§ **Task objective**: Transcribe each line of the records below exactly, excluding any embedded images.

════════════════════

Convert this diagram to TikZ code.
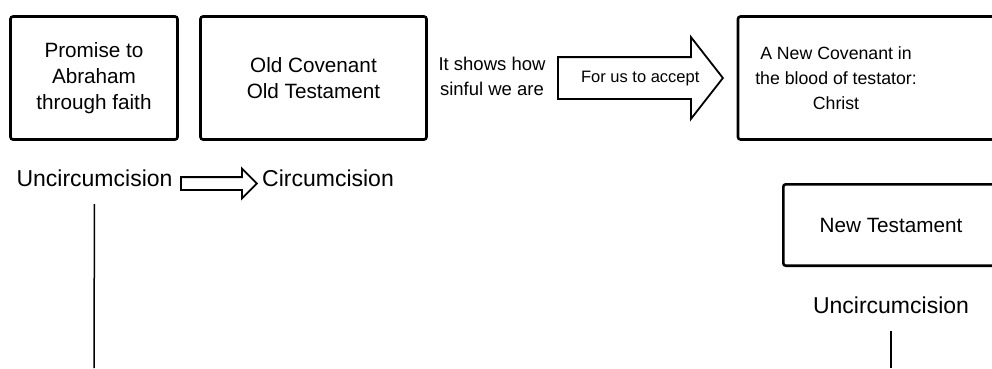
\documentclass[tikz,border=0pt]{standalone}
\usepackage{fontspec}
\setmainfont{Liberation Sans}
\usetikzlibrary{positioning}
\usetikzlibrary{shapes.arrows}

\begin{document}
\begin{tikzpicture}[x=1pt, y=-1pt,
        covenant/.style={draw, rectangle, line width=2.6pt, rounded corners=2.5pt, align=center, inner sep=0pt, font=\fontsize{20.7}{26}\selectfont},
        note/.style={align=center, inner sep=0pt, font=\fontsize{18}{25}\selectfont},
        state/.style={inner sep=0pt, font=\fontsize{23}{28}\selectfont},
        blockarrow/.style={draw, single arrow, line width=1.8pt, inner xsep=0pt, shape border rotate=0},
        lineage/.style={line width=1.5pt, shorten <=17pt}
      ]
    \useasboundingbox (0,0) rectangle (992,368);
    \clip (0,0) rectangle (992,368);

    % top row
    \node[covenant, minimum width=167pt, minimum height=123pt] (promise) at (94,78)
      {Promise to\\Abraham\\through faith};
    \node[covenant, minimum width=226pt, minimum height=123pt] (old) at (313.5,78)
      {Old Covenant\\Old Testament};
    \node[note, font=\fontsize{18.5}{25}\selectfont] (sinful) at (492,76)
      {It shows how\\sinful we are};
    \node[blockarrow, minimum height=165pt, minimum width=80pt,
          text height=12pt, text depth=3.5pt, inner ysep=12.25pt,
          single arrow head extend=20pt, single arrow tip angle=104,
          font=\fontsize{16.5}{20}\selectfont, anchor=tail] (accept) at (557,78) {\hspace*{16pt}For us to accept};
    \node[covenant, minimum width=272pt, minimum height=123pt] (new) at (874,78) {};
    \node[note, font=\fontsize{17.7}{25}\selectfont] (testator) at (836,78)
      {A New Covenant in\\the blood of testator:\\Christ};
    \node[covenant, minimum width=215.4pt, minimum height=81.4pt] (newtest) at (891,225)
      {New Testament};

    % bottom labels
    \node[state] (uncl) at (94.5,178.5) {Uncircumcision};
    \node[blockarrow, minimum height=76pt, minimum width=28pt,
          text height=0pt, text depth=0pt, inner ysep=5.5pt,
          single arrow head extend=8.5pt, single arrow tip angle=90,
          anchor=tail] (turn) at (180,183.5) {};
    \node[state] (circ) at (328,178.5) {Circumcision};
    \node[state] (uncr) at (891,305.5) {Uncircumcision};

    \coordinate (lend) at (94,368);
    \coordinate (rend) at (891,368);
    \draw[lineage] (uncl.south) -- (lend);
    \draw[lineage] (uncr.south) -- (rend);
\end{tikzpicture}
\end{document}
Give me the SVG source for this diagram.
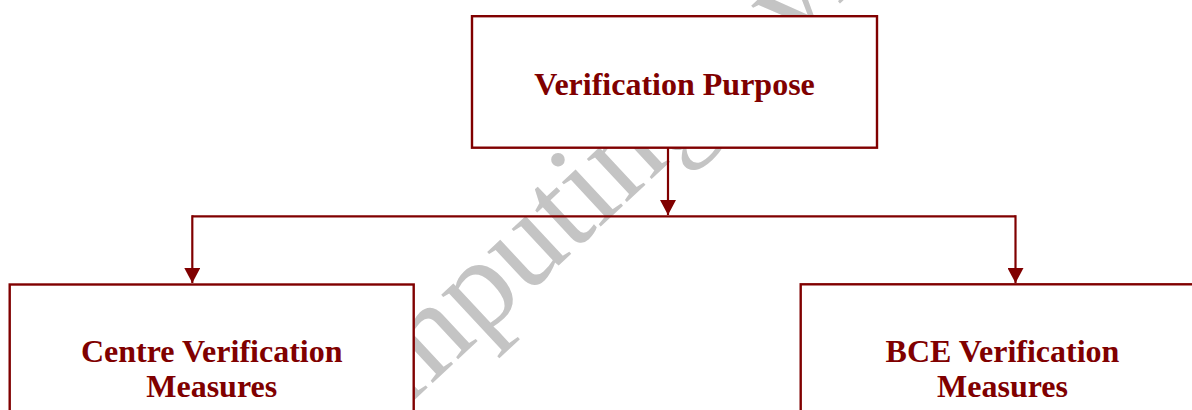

════════════════════

§ **Answer to this task**:
Convert this diagram to TikZ code.
\documentclass[tikz,border=0pt]{standalone}
\usepackage{fontspec}
\setmainfont{Liberation Sans}
\usetikzlibrary{positioning}
\usetikzlibrary{shapes.arrows}

\begin{document}
\begin{tikzpicture}[x=1pt, y=-1pt,
        covenant/.style={draw, rectangle, line width=2.6pt, rounded corners=2.5pt, align=center, inner sep=0pt, font=\fontsize{20.7}{26}\selectfont},
        note/.style={align=center, inner sep=0pt, font=\fontsize{18}{25}\selectfont},
        state/.style={inner sep=0pt, font=\fontsize{23}{28}\selectfont},
        blockarrow/.style={draw, single arrow, line width=1.8pt, inner xsep=0pt, shape border rotate=0},
        lineage/.style={line width=1.5pt, shorten <=17pt}
      ]
    \useasboundingbox (0,0) rectangle (992,368);
    \clip (0,0) rectangle (992,368);

    % top row
    \node[covenant, minimum width=167pt, minimum height=123pt] (promise) at (94,78)
      {Promise to\\Abraham\\through faith};
    \node[covenant, minimum width=226pt, minimum height=123pt] (old) at (313.5,78)
      {Old Covenant\\Old Testament};
    \node[note, font=\fontsize{18.5}{25}\selectfont] (sinful) at (492,76)
      {It shows how\\sinful we are};
    \node[blockarrow, minimum height=165pt, minimum width=80pt,
          text height=12pt, text depth=3.5pt, inner ysep=12.25pt,
          single arrow head extend=20pt, single arrow tip angle=104,
          font=\fontsize{16.5}{20}\selectfont, anchor=tail] (accept) at (557,78) {\hspace*{16pt}For us to accept};
    \node[covenant, minimum width=272pt, minimum height=123pt] (new) at (874,78) {};
    \node[note, font=\fontsize{17.7}{25}\selectfont] (testator) at (836,78)
      {A New Covenant in\\the blood of testator:\\Christ};
    \node[covenant, minimum width=215.4pt, minimum height=81.4pt] (newtest) at (891,225)
      {New Testament};

    % bottom labels
    \node[state] (uncl) at (94.5,178.5) {Uncircumcision};
    \node[blockarrow, minimum height=76pt, minimum width=28pt,
          text height=0pt, text depth=0pt, inner ysep=5.5pt,
          single arrow head extend=8.5pt, single arrow tip angle=90,
          anchor=tail] (turn) at (180,183.5) {};
    \node[state] (circ) at (328,178.5) {Circumcision};
    \node[state] (uncr) at (891,305.5) {Uncircumcision};

    \coordinate (lend) at (94,368);
    \coordinate (rend) at (891,368);
    \draw[lineage] (uncl.south) -- (lend);
    \draw[lineage] (uncr.south) -- (rend);
\end{tikzpicture}
\end{document}
Give me the SVG source for this diagram.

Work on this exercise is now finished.